In 1937, after the outbreak of the Spanish Civil War, she was sanctioned because of her political convictions, and an anonymous complaint lead to the opening of her file. As a result, she was removed from her duties as university teacher along with 45 other teachers. In 1940, however, she got her case reviewed, the sentence was revoked and she could teach again. After her removal, she restarted teaching at the university and sometimes she gave lessons in the girls' school until 1961.

During the academic year 1939–1940, Ferrin completed the prerequisite courses for the pharmacy degree. It was during this time that she met Ramón María Aller, the founder and director of the Astronomical Observatory of the USC, and the person who made it possible for her to become the first female Galician astronomer. In that observatory, Ferrín started to use the passage instrument and the 12 cm refracting telescope, which allowed her to visualize the concealment of stars by the moon, the passage of stars through two verticals, or micrometric measurements of double stars. The results of these investigations were published in the Spanish magazine of astronomy, Urania. Ferrín recalled anecdotally that it was really cold while she was doing her research in the observatory. She never wore trousers because, according to her, it was a piece of clothing that "was not considered feminine and only the more daring movie actresses wore them on the big screen."

In 1950, she received a scholarship from the Spanish National Research Council to conduct research in the Astronomical Observatory of Santiago. This scholarship became a contract of research assistantship two years later. In the same year, she obtained a degree in mathematics from the Complutense University of Madrid, even though she was a guest student for the last three courses of the degree.

In 1953, she passed the civil service examinations for professor of mathematics in the Escuela de Magisterio of Santander. However, two years later, she transferred to the girls' school Isabel la Católica of Santiago.

From 1954 until 1956 she studied to earn a doctorate in astronomy in Madrid. In the meantime, she helped professor Vidal Abascal to create the degree in mathematics in the Faculty of Sciences of the USC, a feat accomplished in 1957. Ferrín became the first female professor of this faculty. During this time, she continued her research under the direction of Ramón María Aller.
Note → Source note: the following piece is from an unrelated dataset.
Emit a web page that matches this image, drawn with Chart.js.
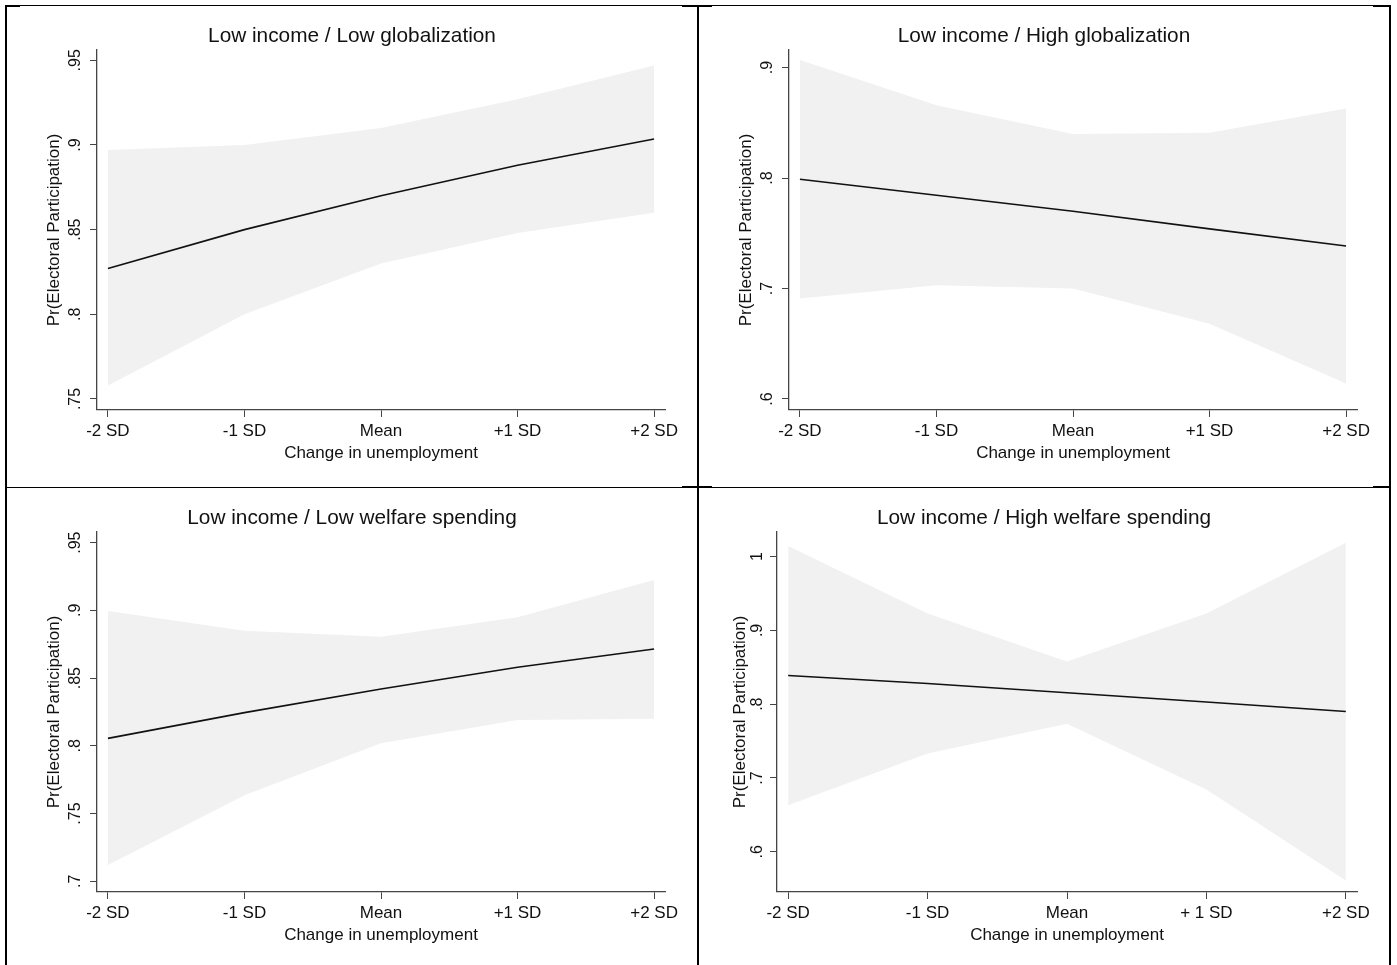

The thesis that she defended in 1963 with the help of Aller, even though he was 80 years old, was probably her greatest accomplishment not only because it was the first read in the Faculty of Mathematics of the USC, but also the first one defended by a woman addressing the issue of astronomy in Spain. In 1963, she was appointed as full-time professor of mathematics in the Escuela de Magisterio Santa María in Madrid and she also worked as professor of mathematics in the degree of medicine for two years. In addition, she taught astronomy and celestial mechanics, she served in management, and sat on the selection boards. She also participated in the first international meetings of mathematics that were carried out in Spain.

However, in spite of her great professional career, being a woman sometimes stood in the way of her aspirations. For example, when Aller got sick in 1964, a substitute was needed so that Aller's chair of astronomy in the observatory could continue. Even though she applied for the public examination, she was excluded. She was considered as an applicant following a complaint, but the chair was declared void and the observatory deteriorated.

Ferrín retired in 1984.

== Honors ==
On 24 May 2008, she was proclaimed as the patroness of the fiftieth anniversary of the Faculty of Mathematics of the USC.

=== Eponymous ===
- Lecture room of the Faculty of Mathematics of the USC.
- Award for the creation of education materials and resources with gender perspective in the University of Vigo.